A tour bus company involved in a fatal highway crash in southern Kentucky last month received an unsatisfactory compliance rating from a federal oversight agency.

The Federal Motor Carrier Safety Administration gave C&R Tours, based in Birmingham, Ala., the unsatisfactory rating in a compliance review of company records following the wreck on Interstate 65 north of Bowling Green on June 25. The bus was enroute from Niagara Falls, N.Y., to Alabama.

The bus driver, Abraham Parker, 63, of Birmingham, Ala., and passenger Carrie Walton, 71, were killed and 64 others were injured. Parker apparently dozed off and ran off the road, striking an overpass support, police said.

The compliance review consisted of looking at log books, driver records and a check of the company insurance policies, agency spokeswoman Melissa Mazzella DeLaney said. The review looked at the company’s records from the last year and did not focus solely on the bus involved in the crash, Mazzella Delaney said.

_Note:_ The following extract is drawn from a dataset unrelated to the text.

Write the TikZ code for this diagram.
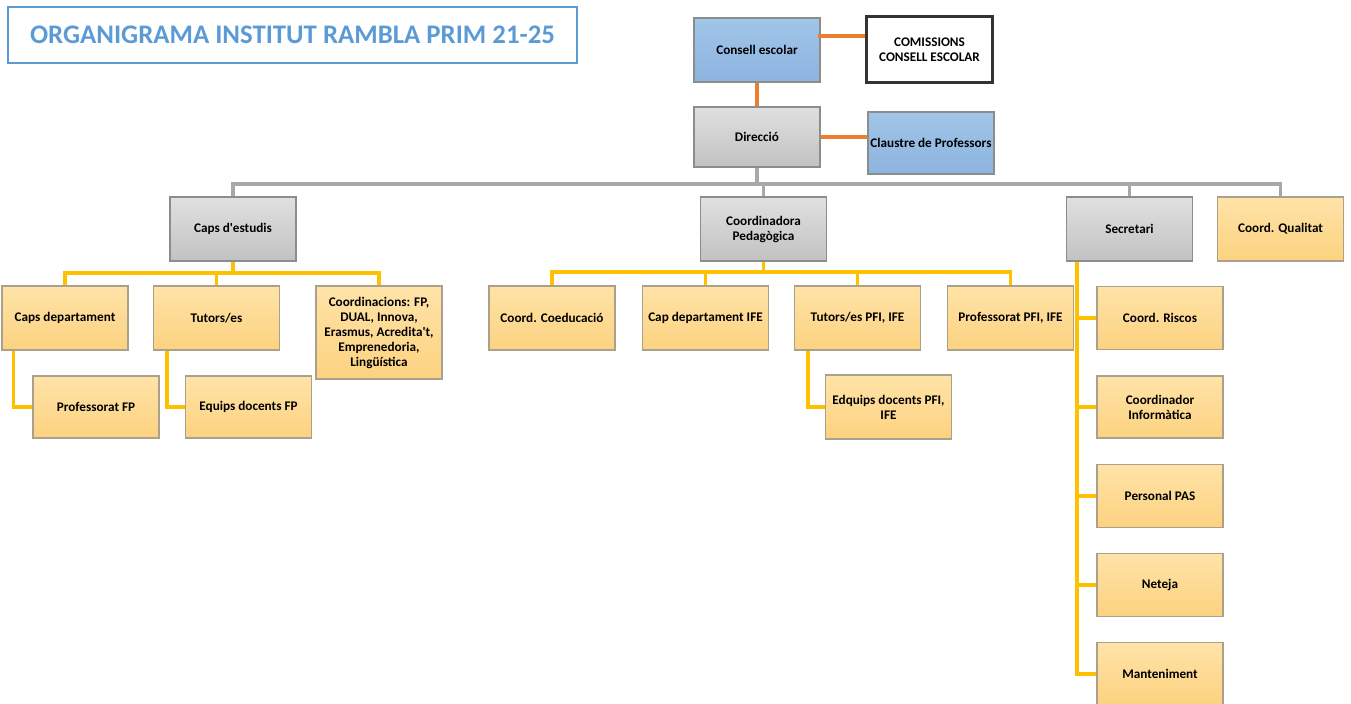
\documentclass[tikz,border=0pt]{standalone}
\usepackage{fontspec}
\setmainfont{Carlito}
\usepackage{tikz}
\usetikzlibrary{calc,positioning}
\definecolor{titolblau}{RGB}{91,155,213}
\definecolor{grisA}{RGB}{224,224,224}
\definecolor{grisB}{RGB}{194,194,194}
\definecolor{grocA}{RGB}{255,227,168}
\definecolor{grocB}{RGB}{252,210,128}
\definecolor{blauA}{RGB}{160,197,232}
\definecolor{blauB}{RGB}{141,180,224}
\definecolor{vora}{RGB}{140,140,140}
\definecolor{voragroc}{RGB}{170,160,140}
\definecolor{liniagris}{RGB}{168,168,168}
\definecolor{liniagroc}{RGB}{255,192,0}
\definecolor{liniataronja}{RGB}{237,125,49}

\begin{document}
\begin{tikzpicture}[x=0.5pt,y=-0.5pt,
	capsa/.style={draw=vora,line width=0.7pt,minimum width=63pt,minimum height=32pt,inner sep=1pt,align=center,font=\fontsize{6.6}{7.5}\selectfont\bfseries},
	capgris/.style={capsa,top color=grisA,bottom color=grisB},
	capgroc/.style={capsa,draw=voragroc,top color=grocA,bottom color=grocB},
	capblau/.style={capsa,top color=blauA,bottom color=blauB},
	lgris/.style={draw=liniagris,line width=1.7pt},
	lgroc/.style={draw=liniagroc,line width=1.7pt},
	ltaronja/.style={draw=liniataronja,line width=1.7pt}]
	\useasboundingbox (0,0) rectangle (1351,704);
	
	\node[draw=titolblau,line width=1.2pt,minimum width=284.5pt,minimum height=28pt,text=titolblau,font=\fontsize{13.4}{16}\selectfont\bfseries] (titol) at (292.5,35) {ORGANIGRAMA INSTITUT RAMBLA PRIM 21-25};
	
	\node[capblau] (cons) at (757,50) {Consell escolar};
	\node[capsa,draw=black!80,line width=1.5pt,fill=white,minimum height=33pt] (com) at (929.5,50) {COMISSIONS\\CONSELL ESCOLAR};
	\node[capgris,minimum height=30pt] (dir) at (757,137) {Direcció};
	\node[capblau,minimum height=31pt] (claus) at (931,143) {Claustre de Professors};
	
	\node[capgris] (caps) at (233,229) {Caps d\textquotesingle estudis};
	\node[capgris] (coord) at (763.5,229) {Coordinadora\\Pedagògica};
	\node[capgris] (secr) at (1129.5,229) {Secretari};
	\node[capgroc] (qual) at (1280.5,229) {Coord. Qualitat};
	
	\node[capgroc] (cdep) at (65,318) {Caps departament};
	\node[capgroc] (tut) at (216.5,318) {Tutors/es};
	\node[capgroc,minimum height=46.5pt] (coordi) at (379,332.5) {Coordinacions: FP,\\DUAL, Innova,\\Erasmus, Acredita\textquotesingle t,\\Emprenedoria,\\Lingüística};
	\node[capgroc,minimum height=31pt] (proffp) at (96,407) {Professorat FP};
	\node[capgroc,minimum height=31pt] (eqfp) at (248.5,407) {Equips docents FP};
	
	\node[capgroc] (coe) at (552,318) {Coord. Coeducació};
	\node[capgroc] (capife) at (705.5,318) {Cap departament IFE};
	\node[capgroc] (tutpfi) at (857.5,318) {Tutors/es PFI, IFE};
	\node[capgroc] (profpfi) at (1010.5,318) {Professorat PFI, IFE};
	\node[capgroc] (edq) at (888.5,407) {Edquips docents PFI,\\IFE};
	
	\node[capgroc,minimum height=31.5pt] (risc) at (1160,318) {Coord. Riscos};
	\node[capgroc,minimum height=31pt] (info) at (1160,407) {Coordinador\\Informàtica};
	\node[capgroc,minimum height=31.5pt] (pas) at (1160,496) {Personal PAS};
	\node[capgroc,minimum height=31.5pt] (net) at (1160,585) {Neteja};
	\node[capgroc,minimum height=31.5pt] (mant) at (1160,674) {Manteniment};
	
	% direccio
	\draw[ltaronja] ($(cons.east)+(-3,-14)$) -- ($(com.west)+(0,-14)$);
	\draw[ltaronja] (cons.south) -- (dir.north);
	\draw[ltaronja] (dir.east) -- (claus.west |- dir.east);
	
	\coordinate (bus) at (757,184);
	\draw[lgris] (dir.south) -- (dir.south |- bus);
	\draw[lgris] (caps.north) |- (qual.north |- bus) -- (qual.north);
	\draw[lgris] (coord.north) -- (coord.north |- bus);
	\draw[lgris] (secr.north) -- (secr.north |- bus);
	
	% caps d'estudis
	\coordinate (bcaps) at (233,273);
	\draw[lgroc] (caps.south) -- (caps.south |- bcaps);
	\draw[lgroc] (cdep.north) |- (coordi.north |- bcaps) -- (coordi.north);
	\draw[lgroc] (tut.north) -- (tut.north |- bcaps);
	\draw[lgroc] ($(cdep.south west)+(12,0)$) |- (proffp.west);
	\draw[lgroc] ($(tut.south west)+(14,0)$) |- (eqfp.west);
	
	% coordinadora
	\coordinate (bcoord) at (763.5,272);
	\draw[lgroc] (coord.south) -- (coord.south |- bcoord);
	\draw[lgroc] (coe.north) |- (profpfi.north |- bcoord) -- (profpfi.north);
	\draw[lgroc] (capife.north) -- (capife.north |- bcoord);
	\draw[lgroc] (tutpfi.north) -- (tutpfi.north |- bcoord);
	\draw[lgroc] ($(tutpfi.south west)+(14,0)$) |- (edq.west);
	
	% secretari
	\coordinate (bsec) at ($(secr.south west)+(11,0)$);
	\draw[lgroc] (bsec) |- (mant.west);
	\foreach \n in {risc,info,pas,net} \draw[lgroc] (bsec |- \n.west) -- (\n.west);
\end{tikzpicture}
\end{document}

The nature of the violations wasn’t immediately available. Mazzella Delaney said the agency normally doesn’t release the violations until an enforcement case has been concluded. Usually, carriers found in violation of federal safety guidelines are fined, she said.

If the carrier does not address the violations within 45 days of the report, the carrier’s license can be revoked. The company has two vehicles and three drivers, she said.

An investigation by Kentucky State Police showed the bus was overcrowded and had improper registration. There were 66 people on the bus at the time of the crash. The bus has a capacity of 55.

The tags found on the bus involved in the crash actually belonged to a different bus, and expired in 2007, police said. The registration tags that were supposed to be on the bus expired in 2005. Neither the registration issue nor the number of people on board had anything to do with what caused the wreck, police said.

C&R had a satisfactory safety rating when it was last reviewed in March, according to the U.S. Department of Transportation.

A call to C&R on Wednesday was not immediately returned.